- Film poster
- Directed by: Loretta Todd
- Written by: Johnny Darrell Andrew Duncan Loretta Todd
- Based on: Monkey Beach by Eden Robinson
- Produced by: Loretta Todd Patti Poskitt Jason James Matthew O'Connor Lisa Richardson
- Starring: Grace Dove Adam Beach Nathaniel Arcand Glen Gould
- Cinematography: Stirling Bancroft
- Edited by: Asim Nurany Fredrik Thorsen
- Music by: Jesse Zubot Russell Wallace,
- Production companies: Mama-oo Productions Reunion Pacific Entertainment
- Release date: 24 September 2020 (VIFF);
- Running time: 103 minutes
- Country: Canada
- Languages: English Haisla

= Monkey Beach (film) =

2020 drama film

Monkey Beach is a 2020 Canadian drama film, directed by Loretta Todd. Her debut narrative feature, the film is an adaptation of Eden Robinson's 2000 novel Monkey Beach.

The film stars Grace Dove as Lisamarie, a young Haisla woman in Kitamaat, British Columbia coming to terms with the mysterious disappearance of her brother Jimmy (Joel Oulette). The film's cast also includes Adam Beach, Nathaniel Arcand, Glen Gould, Tina Lameman and Ta'Kaiya Blaney.

The film premiered at the 2020 Vancouver International Film Festival.

==Critical response==
For The Georgia Straight, Craig Takeuchi wrote that "Although the overall effort may be uneven at times and takes some time to find its way, there’s enough to appreciate here to carry things along, including a scene-stealing Adam Beach as the mischievous Uncle Mick, Lisa’s struggle to reconcile traditional values with the current world, and—needless to say—the evocative setting that pervades the proceedings."
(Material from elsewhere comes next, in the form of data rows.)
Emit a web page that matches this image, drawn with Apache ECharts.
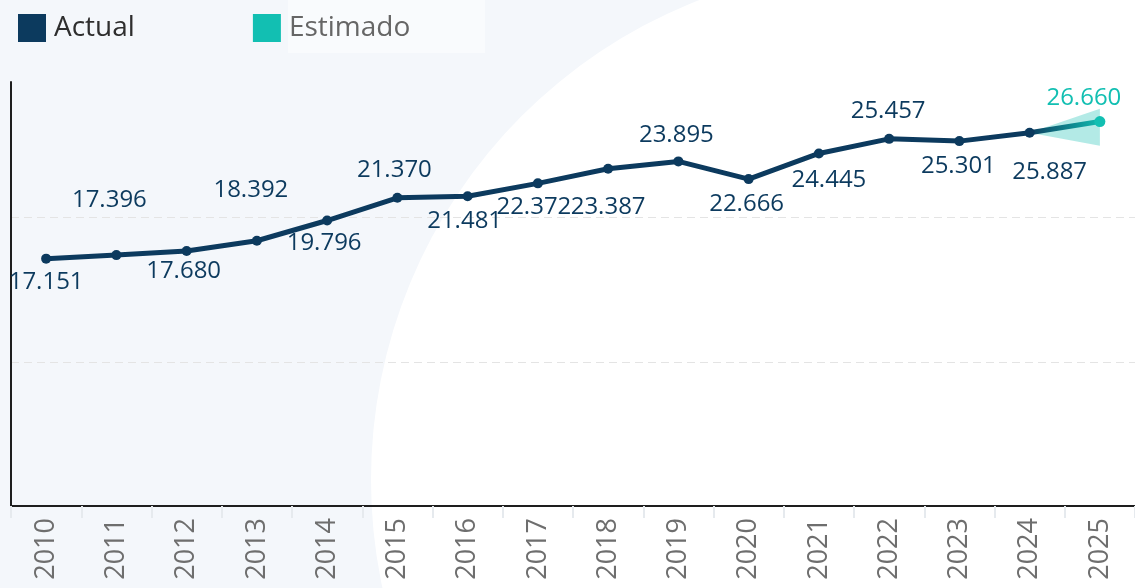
<!DOCTYPE html>
<html>
<head>
<meta charset="utf-8">
<title>Actual vs Estimado</title>
<script src="https://cdn.jsdelivr.net/npm/echarts@6/dist/echarts.min.js"></script>
<style>
  html, body { margin: 0; padding: 0; background: #f4f7fb; }
  #chart { width: 1135px; height: 588px; }
</style>
</head>
<body>
<div id="chart"></div>
<script>
// data
var years = ['2010', '2011', '2012', '2013', '2014', '2015', '2016', '2017',
             '2018', '2019', '2020', '2021', '2022', '2023', '2024', '2025'];
var actual = [17151, 17396, 17680, 18392, 19796, 21370, 21481, 22372,
              23387, 23895, 22666, 24445, 25457, 25301, 25887];
var estimated = [25887, 26660];      // 2024 -> 2025
var bandLow = [25887, 24980];        // 2024 -> 2025
var bandHigh = [25887, 27550];

// label placement (dx, dy from the point)
var labelOffsets = [[0, 24], [-7, -55], [-3, 20], [-6, -51], [-3, 23], [-3, -28],
                    [-3, 25], [-4, 24], [0, 38], [-2, -26], [-2, 25], [10, 27],
                    [-1, -28], [-1, 25], [20, 39], [-16, -23]];

var NAVY = '#0c3a5e';
var TEAL = '#12bfb2';

function fmt(v) {
    return String(v).replace(/\B(?=(\d{3})+(?!\d))/g, '.');
}

function pad(arr) {
    var out = [];
    for (var i = 0; i < years.length - arr.length; i++) out.push('-');
    return out.concat(arr);
}

var actualData = actual.map(function (v, i) {
    return {
        value: v,
        label: { offset: labelOffsets[i] }
    };
});

var estData = pad(estimated.map(function (v, i) {
    if (i === 0) return { value: v, symbol: 'none', label: { show: false } };
    return { value: v, label: { offset: labelOffsets[years.length - 1] } };
}));

var option = {
    backgroundColor: '#f4f7fb',
    textStyle: { fontFamily: 'Open Sans' },
    graphic: [
        {
            type: 'circle', z: -100, silent: true,
            shape: { cx: 886, cy: 480, r: 515 },
            style: { fill: '#ffffff' }
        },
        {
            type: 'rect', z: -100, silent: true,
            shape: { x: 886, y: 0, width: 260, height: 588 },
            style: { fill: '#ffffff' }
        },
        {
            type: 'rect', z: -99, silent: true,
            shape: { x: 288, y: 0, width: 197, height: 53 },
            style: { fill: '#f9fbfd' }
        }
    ],
    legend: {
        left: 18,
        top: 14,
        padding: 0,
        icon: 'rect',
        itemWidth: 28,
        itemHeight: 28,
        itemGap: 118,
        data: [
            { name: 'Actual', textStyle: { color: '#2e2e2e' } },
            { name: 'Estimado', textStyle: { color: '#666666' } }
        ],
        textStyle: { fontSize: 28, fontFamily: 'Open Sans', padding: [0, 0, 0, 3] }
    },
    grid: {
        left: 11,
        top: 82,
        width: 1130,
        height: 424
    },
    xAxis: {
        type: 'category',
        data: years,
        boundaryGap: true,
        axisLine: { lineStyle: { color: '#1e1e1e', width: 2 } },
        axisTick: { show: true, length: 12, lineStyle: { color: '#e6eaee', width: 2 } },
        axisLabel: {
            rotate: 90,
            margin: 12,
            fontSize: 27,
            color: '#6e6e6e',
            fontFamily: 'Open Sans'
        }
    },
    yAxis: {
        type: 'value',
        min: 0,
        max: 29400,
        interval: 10000,
        axisLine: { show: true, lineStyle: { color: '#1e1e1e', width: 2 } },
        axisTick: { show: false },
        axisLabel: { show: false },
        splitLine: {
            show: true,
            showMinLine: false,
            showMaxLine: false,
            lineStyle: { color: '#e4e4e4', type: [8, 5], width: 1 }
        }
    },
    series: [
        {
            name: 'bandBase',
            type: 'line',
            stack: 'band',
            data: pad(bandLow),
            symbol: 'none',
            lineStyle: { opacity: 0 },
            silent: true,
            z: 1
        },
        {
            name: 'band',
            type: 'line',
            stack: 'band',
            data: pad(bandHigh.map(function (v, i) { return v - bandLow[i]; })),
            symbol: 'none',
            lineStyle: { opacity: 0 },
            areaStyle: { color: TEAL, opacity: 0.32 },
            silent: true,
            z: 1
        },
        {
            name: 'Estimado',
            type: 'line',
            data: estData,
            symbol: 'circle',
            symbolSize: 11,
            itemStyle: { color: TEAL },
            lineStyle: {
                width: 5,
                color: {
                    type: 'linear', x: 0, y: 0, x2: 1, y2: 0,
                    colorStops: [{ offset: 0, color: NAVY }, { offset: 1, color: TEAL }]
                }
            },
            label: {
                show: true,
                position: 'inside',
                fontSize: 24,
                color: TEAL,
                fontFamily: 'Open Sans',
                formatter: function (p) { return fmt(p.value); }
            },
            z: 3
        },
        {
            name: 'Actual',
            type: 'line',
            data: actualData,
            symbol: 'circle',
            symbolSize: 10,
            itemStyle: { color: NAVY },
            lineStyle: { width: 5, color: NAVY },
            label: {
                show: true,
                position: 'inside',
                fontSize: 24,
                color: NAVY,
                fontFamily: 'Open Sans',
                formatter: function (p) { return fmt(p.value); }
            },
            z: 4
        }
    ]
};

var myChart = echarts.init(document.getElementById('chart'));
myChart.setOption(option, true);
</script>
</body>
</html>
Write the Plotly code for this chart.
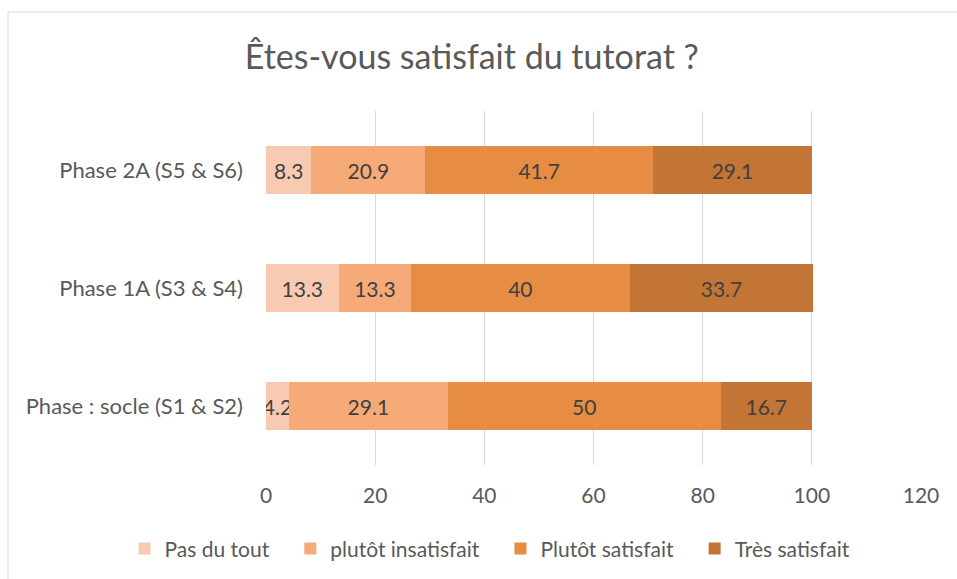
import plotly.graph_objects as go

# categories bottom -> top (plotly draws the first category at the bottom)
phases = ["Phase : socle (S1 & S2)", "Phase 1A (S3 & S4)", "Phase 2A (S5 & S6)"]

pas_du_tout = [4.2, 13.3, 8.3]
plutot_insatisfait = [29.1, 13.3, 20.9]
plutot_satisfait = [50, 40, 41.7]
tres_satisfait = [16.7, 33.7, 29.1]

series_names = ["Pas du tout", "plutôt insatisfait", "Plutôt satisfait", "Très satisfait"]
series_values = [pas_du_tout, plutot_insatisfait, plutot_satisfait, tres_satisfait]
colors = ["#F8CAB1", "#F6AA78", "#E78C43", "#C27535"]

x_ticks = [0, 20, 40, 60, 80, 100, 120]

FONT = "Lato"
GREY = '#595959'

fig = go.Figure()

for name, vals, color in zip(series_names, series_values, colors):
    fig.add_trace(go.Bar(
        name=name + '\u00a0\u00a0\u00a0',
        y=phases,
        x=vals,
        orientation='h',
        marker=dict(color=color, line=dict(width=0)),
        width=0.4,
        text=[f'{v:g}' for v in vals],
        textposition='inside',
        insidetextanchor='middle',
        constraintext='none',
        textangle=0,
        textfont=dict(size=21, color='#404040', family=FONT),
    ))

fig.update_layout(
    barmode='stack',
    width=957,
    height=579,
    margin=dict(l=266, r=36, t=111, b=114, autoexpand=False),
    title={
        'text': 'Êtes-vous satisfait du tutorat ?',
        'x': 0.493,
        'xanchor': 'center',
        'y': 0.902,
        'yanchor': 'middle',
        'font': {'size': 34, 'color': GREY, 'family': FONT}
    },
    font={'size': 21, 'color': GREY, 'family': FONT},
    legend={
        'orientation': 'h',
        'yanchor': 'middle',
        'y': -0.237,
        'xanchor': 'left',
        'x': -0.216,
        'font': {'size': 21, 'color': GREY, 'family': FONT},
        'traceorder': 'normal',
        'itemwidth': 30,
    },
    plot_bgcolor='white',
    paper_bgcolor='white',
    showlegend=True,
)

fig.update_xaxes(
    range=[0, 120],
    tickvals=x_ticks,
    tickangle=0,
    showgrid=True,
    gridcolor='#D9D9D9',
    gridwidth=1,
    zeroline=False,
    showline=False,
    ticks='',
    tickfont=dict(size=21, color=GREY, family=FONT),
    ticklabelstandoff=16,
)
fig.update_yaxes(
    showgrid=False,
    zeroline=False,
    showline=False,
    ticks='',
    tickfont=dict(size=22, color=GREY, family=FONT),
    ticklabelstandoff=22,
)

# chart area border
fig.add_shape(
    type='rect', xref='paper', yref='paper',
    x0=(8 - 266) / 655, x1=(965 - 266) / 655,
    y0=(465 - 590) / 354, y1=(465 - 12) / 354,
    line=dict(color='#D9D9D9', width=1),
    fillcolor='rgba(0,0,0,0)',
    layer='below',
)

fig.write_html("out.html", config={'displayModeBar': False},
               post_script="document.body.style.margin='0';")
For the Hollywood North Magazine, Shaun Lang wrote, "If my plot summary sounds vague, it’s merely in the service of not spoiling one of the shiniest jewels in the recent wave of Canadian Indigenous Cinema. If The Grizzlies was the Inuit answer to the sports drama, then Monkey Beach is the Haisla response to the Superhero genre. That’s about the closest I can come to categorizing what is truly a spiritually-healing experience whether you’re Haisla or otherwise."

==Awards==
The film swept the feature film awards at the 2020 American Indian Film Festival, winning for Best Picture, Best Director (Todd), Best Actor (Beach), Best Actress (Dove), Best Supporting Actor (Arcand) and Best Supporting Actress (Lameman). At the Vancouver Film Critics Circle Awards 2020, Beach was nominated for Best Supporting Actor in a Canadian Film and Lameman was nominated for Best Supporting Actress in a Canadian Film.

Todd, Johnny Darrell and Andrew Duncan received a Canadian Screen Award nomination for Best Adapted Screenplay at the 9th Canadian Screen Awards in 2021.